Wednesday, September 7, 2011

Grasping At Straws

I find myself full of so many things I want to say, yet every time I try to write it out it just sounds like I'm whining. Whine, whine, whine, blah blah blah, whine, ad nauseam.  I've started this blog post five times now and each time deleted it and began again.  And look, now I'm even whining about not being able to write.  Good grief.

I wish I could think of something positive to write about, share a tidbit of my life that is happy and not mired in shit.  Hell, I even wish I could just bloody make up something positive, a nice shiny happy little fiction story where everything is good.  I'm not that good of a writer to fake something like that.

I'm grasping at straws to try and find something positive here.  I did start a new job that pays slightly more than I was making at the gas station; I'm now a stocker at a grocery store.  I'll need to come up with some new tales soon.

I have internet access at home again, so I can once again be a pain in the ass to you all on a regular basis here and on facebook.  Wait, that might not be positive, depending on your point of view....

I haven't been kicked out of my trailer yet, so that's good.....
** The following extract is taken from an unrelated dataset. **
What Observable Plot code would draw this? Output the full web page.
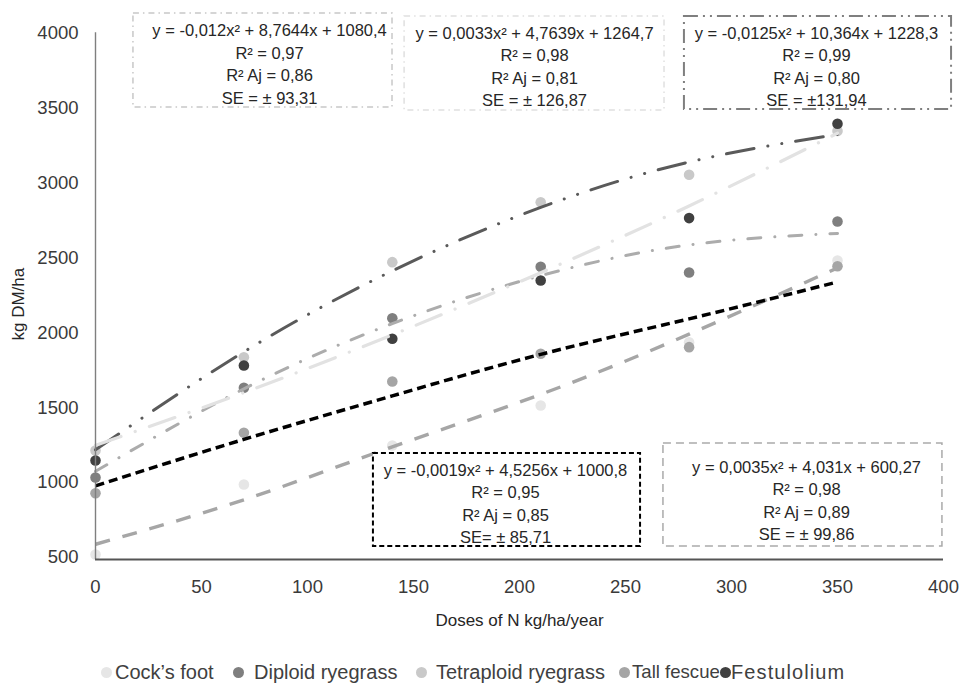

I haven't been arrested yet I have no current pending legal entanglements, so that's good....

Still grasping.....ok here's one.  My dog makes me laugh every time I take her outside to do her business.....she grunts like a constipated old man as she poops.  I know, that's really grasping.

I think I'm grasped out.  But I'll keep working on it.  Christopher requested that I do another installment of "Good Me vs. Bad Me" but my sense of humor has been hiding under a rock and doesn't want to come out to play lately.  I'll see if I can scrap something together.

How do you find ways to stay positive when your life seems bleak?